ALVES: Recentemente, o ministro da Saúde [Henrique Mandetta] foi muito feliz em uma colocação. Ele ressaltou que nós passamos por três grandes tempestades no Brasil: a covid-19, a dengue e que estamos entrando na sazonalidade da gripe.

Estamos estudando as notificações da maior epidemia de dengue em Ribeirão Preto, em 2016, da maior epidemia de gripe e quantos leitos foram utilizadas em cada delas.

Pode ser que não tenhamos tantos casos de covid-19 na região, mas nosso sistema de saúde pode colapsar se as três epidemias ocorrem mesmo tempo. Essa inferência foi feita pela diretora do Departamento de Vigilância Sanitária de Ribeirão Preto, Luzia Romanholi.

REVIDE: Algumas autoridades e empresários defendem o isolamento vertical, ao invés do horizontal. Ou seja, que deveriam ficar em casa apenas os idosos e pessoas do grupo de risco, deixando os mais novos voltarem a trabalhar. Com base nos seus achados científicos, o que o senhor pensa a respeito disso?

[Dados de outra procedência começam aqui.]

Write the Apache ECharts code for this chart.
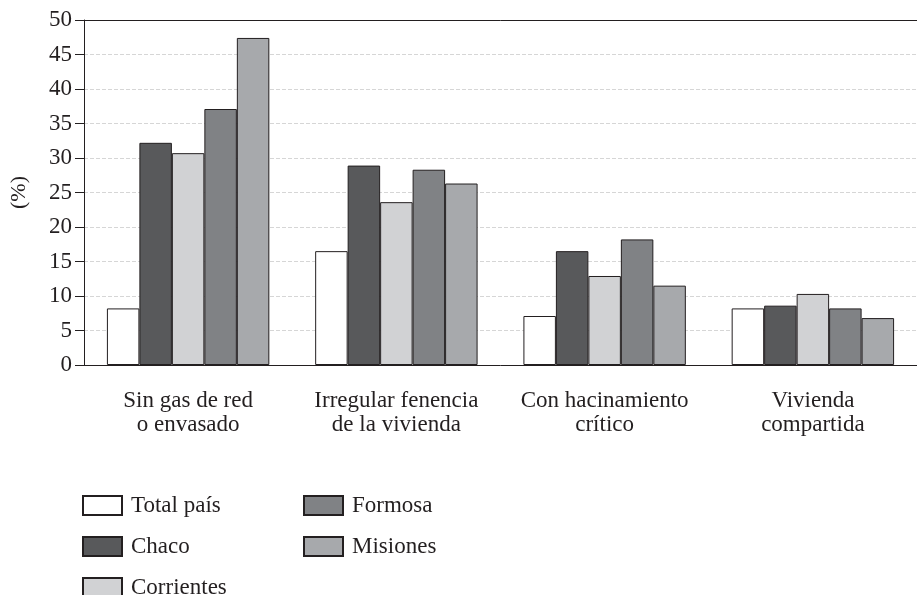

ALVES: Não existe nenhuma evidência científica, nenhum estudo produzido por nenhum país que esteja estudando o caso, sobre a utilização isolamento vertical. Todos os governos sérios do mundo mostram o contrário.

Como cientista eu peço que me tragam uma evidência científica, um estudo de que isso funciona. Assim, eu iria avaliá-lo e, dependendo do caso, mudar de ideia.

São apenas factoides criados por empresários que estão mais preocupados com o seu negócio do que com o bem da sociedade.

REVIDE: E sobre e sobre a informação de que, caso as pessoas jovens saiam nas ruas, elas criaram “resistência” ao vírus, qual a avaliação do senhor?

ALVES: Eventualmente, você pode pegar resistência à doença. Porém, todo mundo aposta que os mais velhos são os únicos a ficarem debilitados. Temos várias internações no Brasil de pessoas abaixo da idade preconizada.

A covid-19 não é uma gripezinha, é uma pneumonia muito forte. A ponto de os aparelhos respiratórios não serem o suficiente.

As pessoas que falam que os mais novos deviam sair para pegar resistência deviam ser enquadradas, pois geram um problema de saúde pública. Porque os jovens até podem pegar resistência, mas eles vão espalhar o vírus para muitas outras pessoas.

Em média, um infectado espalha a doença para duas ou três pessoas. Mas isso é uma média, já existem casos de pessoas que infectaram muito mais. Há um caso na Coréia do Sul, de um líder religioso que infectou cerca de 160 pessoas. Em São Paulo, o Hospital Albert Einstein estuda um caso de várias pessoas que foram infectadas em um único casamento.